Forum: »African Mirror«

»African Mirror« (2019). © ton und bild GmbH

Mit seinen jovialen Fernsehauftritten stelle ich mir René Gardi (1909-2000) als Schweizer Variante von Bernhard Grzimek vor. Setzte sich der eine hierzulande für die bedrohte Tierwelt ein, so war dem anderen daran gelegen, seinen Landsleuten Afrika nahezubringen – nicht nur in Fernsehsendungen, sondern auch in Büchern und Filmen. »Mandara – Zauber der schwarzen Wildnis« lief 1960 im Wettbewerb der Berlinale und erhielt eine lobende Erwähnung und Gardi kann stolz vermelden, »wir haben dort immerhin Disneys »Jungle Cats« geschlagen«. Ein Prädikat wurde ihm beim deutschen Kinostart gleichwohl vorenthalten mit Verweis auf schwerwiegende Mängel im Kommentartext (»zu geschwätzig, geschwollen und phrasenhaft«). Und der Schweizer Verleih beklagte sich über ausbleibenden Erfolg in Züricher Kinos beim Filmemacher – hätte der doch bloß einem zugkräftigeren Titelzusatz zugestimmt, schließlich strömte das Publikum in die parallel laufenden »Liebesbräuche bei fremden Völkern«.
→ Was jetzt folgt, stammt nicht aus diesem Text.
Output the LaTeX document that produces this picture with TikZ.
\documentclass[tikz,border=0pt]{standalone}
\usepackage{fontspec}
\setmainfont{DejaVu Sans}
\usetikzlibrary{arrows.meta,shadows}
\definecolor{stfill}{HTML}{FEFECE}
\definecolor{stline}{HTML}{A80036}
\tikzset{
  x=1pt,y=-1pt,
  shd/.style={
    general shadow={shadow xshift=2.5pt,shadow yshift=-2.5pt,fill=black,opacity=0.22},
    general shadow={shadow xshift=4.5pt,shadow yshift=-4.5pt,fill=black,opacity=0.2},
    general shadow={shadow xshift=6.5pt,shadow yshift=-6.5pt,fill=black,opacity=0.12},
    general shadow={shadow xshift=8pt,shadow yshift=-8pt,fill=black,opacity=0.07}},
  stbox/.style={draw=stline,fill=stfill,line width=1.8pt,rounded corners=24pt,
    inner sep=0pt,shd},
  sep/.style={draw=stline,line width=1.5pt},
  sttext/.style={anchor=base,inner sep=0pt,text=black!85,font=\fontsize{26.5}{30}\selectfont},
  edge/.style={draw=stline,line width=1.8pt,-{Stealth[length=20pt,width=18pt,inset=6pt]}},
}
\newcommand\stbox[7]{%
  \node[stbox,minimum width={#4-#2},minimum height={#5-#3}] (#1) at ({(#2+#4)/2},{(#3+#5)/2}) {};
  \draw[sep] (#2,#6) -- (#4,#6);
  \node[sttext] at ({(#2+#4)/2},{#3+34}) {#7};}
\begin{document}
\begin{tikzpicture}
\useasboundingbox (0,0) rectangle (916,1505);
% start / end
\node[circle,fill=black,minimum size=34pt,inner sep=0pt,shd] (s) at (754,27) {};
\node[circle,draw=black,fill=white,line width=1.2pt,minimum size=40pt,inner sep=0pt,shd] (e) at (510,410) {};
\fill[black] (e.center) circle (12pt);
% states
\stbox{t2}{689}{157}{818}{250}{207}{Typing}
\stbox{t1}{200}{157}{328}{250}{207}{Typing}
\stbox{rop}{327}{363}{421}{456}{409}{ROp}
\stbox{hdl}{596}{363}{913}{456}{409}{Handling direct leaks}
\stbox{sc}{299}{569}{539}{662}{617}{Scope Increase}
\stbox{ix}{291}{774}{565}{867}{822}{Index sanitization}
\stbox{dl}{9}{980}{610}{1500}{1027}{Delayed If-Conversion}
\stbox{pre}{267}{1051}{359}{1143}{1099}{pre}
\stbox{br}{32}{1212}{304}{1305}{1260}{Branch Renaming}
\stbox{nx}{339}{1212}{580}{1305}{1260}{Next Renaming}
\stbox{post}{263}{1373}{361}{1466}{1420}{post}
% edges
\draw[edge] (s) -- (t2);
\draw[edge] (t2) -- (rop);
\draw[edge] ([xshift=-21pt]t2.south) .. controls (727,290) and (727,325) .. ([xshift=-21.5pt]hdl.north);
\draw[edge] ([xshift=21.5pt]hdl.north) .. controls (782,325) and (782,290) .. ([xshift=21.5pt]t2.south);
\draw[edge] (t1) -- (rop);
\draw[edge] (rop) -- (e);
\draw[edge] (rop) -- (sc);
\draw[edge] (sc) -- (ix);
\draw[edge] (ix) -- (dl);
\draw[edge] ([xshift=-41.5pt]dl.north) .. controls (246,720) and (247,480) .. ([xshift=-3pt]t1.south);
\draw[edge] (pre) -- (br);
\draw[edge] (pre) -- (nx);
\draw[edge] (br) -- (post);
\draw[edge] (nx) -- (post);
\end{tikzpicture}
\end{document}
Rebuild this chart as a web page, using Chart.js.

Für seinen Film »African Mirror« konnte Mischa Hedinger auf den gesamten Nachlass vom Gardi zurückgreifen – »ein Archiv mit Tagebüchern, Briefen, Zeitungsartikeln, Filmrollen, Tonbändern und über 30.000 Fotografien, der größte Teil davon unveröffentlicht.« »African Mirror« enthält sich jeglichen Kommentars, ist also eine Selbstdarstellung Gardis, der übrigens auch mehrfach in Sendungen des WDR zu Worte kommt. In (vermutlich eher nichtveröffentlichtem) manchen Kommentaren spricht er durchaus auch von den Arrangements, die er für seine Filme und Reportagen vornahm, von den Inszenierungen, die er dabei betrieb. Insofern würde ich Hedinger widersprechen, der im Presseheft schreibt, »dass René Gardi selbst die Widersprüche in seinem Werk nie thematisiert hat.« 

Afrika fungiert bei Gardi der Gegenentwurf zur westlichen Konsumkultur, er zeigt unberührte Natur und einfaches, damit verbundenes Handwerk und Leben. Er entrüstet sich über Straßenmärkte, die mehr und mehr mit westlichem ‚Tand’ überflutet werden und beklagt, dass die Eingeboren sich touristischen Wünschen anpassen, während ein Fernsehbericht vermeldet, dass sein Film »Mandara« dort als Videoraubkopie an Touristen ‚verhökert’ werde. Das Treiben der Touristen dürfte sich bis heute kaum geändert haben, nur dass diese im digitalen Zeitalter weitaus mehr Bilder produzieren.

In der Mitte des Films übrigens lässt Hedinger eine Bombe platzen, indem er mit einer (Selbst-)Enthüllung Gardis aufwartet. Die ist schockierend (und in heutigen Zeiten auch wieder nicht, war bei dieser Berlinale Thema eines ganzen Spielfilms). Die wird im Folgenden nie wieder aufgegriffen, überlagert für den Zuschauer jedoch den Rest des Films, man fragt sich, ob Gardi so etwas auch In Afrika gemacht hat.